Sprungmarken
15.09.2015

Große Kunst aus der Dose

Graffitikunst in der Unterführung der Auffahrt Adenauerbrücke
In der Unterführung am Moselufer begrüßt jetzt ein überdimensionaler Schwanenkopf die Autofahrer bei der Einfahrt nach Trier.
Es ist fast unerträglich laut: Im Sekundentakt unterqueren die Autos auf der Moseluferstraße die Auffahrt zur Adenauerbrücke. In dem tunnelartigen Straßenabschnitt wird der Schall von den Wänden reflektiert und um ein Vielfaches verstärkt. Es ist kein schöner Arbeitsplatz und doch mischt sich immer wieder ein „Klack-klack-klack“ in den Verkehrslärm, gefolgt von einem Zischen: Die Graffitikünstler „Love“ alias Laurent Steinmayer und „Mantra“ alias Youri Cansell hantieren mit ihren Spraydosen und erschaffen ein neues Werk.

Mit ihrer farbenprächtigen und großformatigen Streetart am Messepark haben Steinmayer und Cansell vor einigen Wochen für Aufsehen gesorgt. Jetzt gestalten sie auch die Brückenpfeiler auf der anderen Moselseite – und zwar mit ausdrücklicher Unterstützung des Stadtvorstands im Rathaus, der die Flächen freigegeben hat und sich eine Aufwertung dieses Stadteingangs erhofft. Wie auch schon an der Bitburger Straße, wo die beiden in Frankreich geborenen Kunstsprayer eine Trier-Silhouette mit den wichtigsten Baudenkmälern auf eine triste Stützmauer zauberten.

Beginnend mit der beigefarbenen Flächengrundierung, mit der die vorhandenen, wenig kunstfertigen Graffitis übermalt werden, benötigen „Mantra“ und „Love“ anderthalb Tage, um die circa 25 Meter lange und vier Meter hohe Seitenwand der Unterführung in ein Kunstwerk zu verwandeln. „Trier ist nur bis zu einer gewissen Grenze schön, nämlich vor allem dort, wo die Touristen hingehen. Ich wohne hier und möchte, dass meine Stadt überall schön ist“, beschreibt Laurent Steinmayer die Motivation für seine Aktionen. Die Spraydose in der Hand, bewegt er sich ständig von links nach rechts, steigt auf eine Leiter und wieder herunter, um neue Details hinzuzufügen. So entsteht ein komplexes, verschachteltes Gebilde aus geschwungenen Linien, Flächen, Pfeilen und verzerrten Buchstaben. Farblich dominieren hier Braun-, Gelb- und Grautöne in vielen Abstufungen. „In der Unterführung müssen wir mit hellen Farben arbeiten, sonst wird alles noch düsterer“, erklärt Steinmayer.

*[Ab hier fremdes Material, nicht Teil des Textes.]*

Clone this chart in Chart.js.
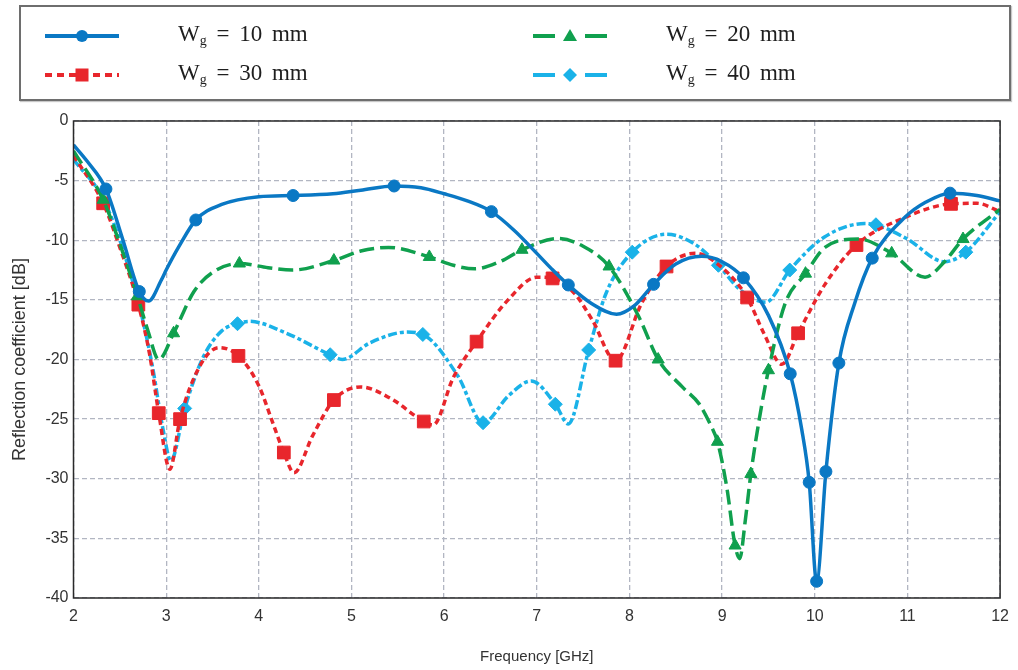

Bildmotiv dieser Arbeit ist – passend zum nahen Flussufer – ein Schwan. Die fotorealistische Darstellung von Tieren und Menschen ist die Spezialität von Youri Cansell. Wenn es an die Detailarbeit geht, orientiert er sich an einigen im Vorfeld angefertigten Skizzen. Mit seinem älteren Partner versteht er sich fast blind: „Es ist wie eine Symbiose. Für so ein Projekt genügt es, wenn wir uns vorher fünf Minuten absprechen.“

Man darf schon gespannt sein, welche Motive sich die beiden Sprayer für die Mauer an der gegenüberliegenden Straßenseite einfallen lassen. Im Rahmen des Projekts sollen Nachwuchskünstler aus der freien Szene auch die zur Mosel hin orientierten Wände der Brückenpfeiler gestalten.